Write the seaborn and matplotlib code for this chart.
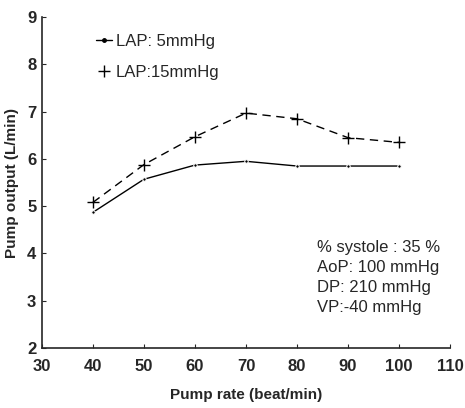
import numpy as np
import pandas as pd
import seaborn as sns
import matplotlib.pyplot as plt
from matplotlib.lines import Line2D

sns.set_style("ticks")
plt.rcParams["font.family"] = ["Liberation Sans", "DejaVu Sans"]

pump_rate = [40, 50, 60, 70, 80, 90, 100]
lap5 = [4.87, 5.57, 5.87, 5.95, 5.85, 5.85, 5.85]
lap15 = [5.08, 5.88, 6.47, 6.97, 6.85, 6.45, 6.35]
series_names = ["LAP: 5mmHg", "LAP:15mmHg"]

fig = plt.figure(figsize=(4.65, 4.08), dpi=100)
ax = fig.add_axes([0.09, 0.147, 0.878, 0.811])

# solid line with small dots
sns.lineplot(x=pump_rate, y=lap5, color="black", linewidth=1.0,
             marker="o", markersize=2.5, ax=ax)
# dashed line with plus markers
sns.lineplot(x=pump_rate, y=lap15, color="black", linewidth=1.0,
             linestyle=(0, (6, 4)), marker="+", markersize=8,
             markeredgewidth=1.0, markeredgecolor="black", ax=ax)

ax.set_xlim(30, 110)
ax.set_ylim(2, 9)
ax.set_xticks(range(30, 111, 10))
ax.set_yticks(range(2, 10))
ax.tick_params(direction="in", length=3, labelsize=12, width=0.8)
ax.tick_params(axis="x", pad=8)
ax.tick_params(axis="y", pad=4)
for lbl in ax.get_xticklabels() + ax.get_yticklabels():
    lbl.set_fontweight("bold")
sns.despine(ax=ax)
ax.spines["left"].set_linewidth(1.2)
ax.spines["bottom"].set_linewidth(1.2)

ax.set_xlabel("Pump rate (beat/min)", fontsize=11, fontweight="bold", labelpad=10)
ax.set_ylabel("Pump output (L/min)", fontsize=11, fontweight="bold", labelpad=6)

handles = [Line2D([], [], color="black", lw=1.0, marker="o", markersize=2.5),
           Line2D([], [], color="none", marker="+", markersize=9, markeredgecolor="black")]
ax.legend(handles, series_names, loc="upper left", bbox_to_anchor=(0.095, 0.995),
          frameon=False, fontsize=12, handlelength=1.0, handletextpad=0.2,
          labelspacing=0.95)

ax.text(0.675, 0.327, "% systole : 35 %\nAoP: 100 mmHg\nDP: 210 mmHg\nVP:-40 mmHg",
        transform=ax.transAxes, fontsize=12, va="top", linespacing=1.42)

fig.savefig("out.png", dpi=100)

→ YOUR INSTRUCTIONS
Exactly restate the lines from the beginning of the data through the line with "ax = fig.add_axes([0.09, 0.147, 0.878, 0.811])", and no others, keeping pictures out.

→ WRITTEN REPLY
Write the seaborn and matplotlib code for this chart.
import numpy as np
import pandas as pd
import seaborn as sns
import matplotlib.pyplot as plt
from matplotlib.lines import Line2D

sns.set_style("ticks")
plt.rcParams["font.family"] = ["Liberation Sans", "DejaVu Sans"]

pump_rate = [40, 50, 60, 70, 80, 90, 100]
lap5 = [4.87, 5.57, 5.87, 5.95, 5.85, 5.85, 5.85]
lap15 = [5.08, 5.88, 6.47, 6.97, 6.85, 6.45, 6.35]
series_names = ["LAP: 5mmHg", "LAP:15mmHg"]

fig = plt.figure(figsize=(4.65, 4.08), dpi=100)
ax = fig.add_axes([0.09, 0.147, 0.878, 0.811])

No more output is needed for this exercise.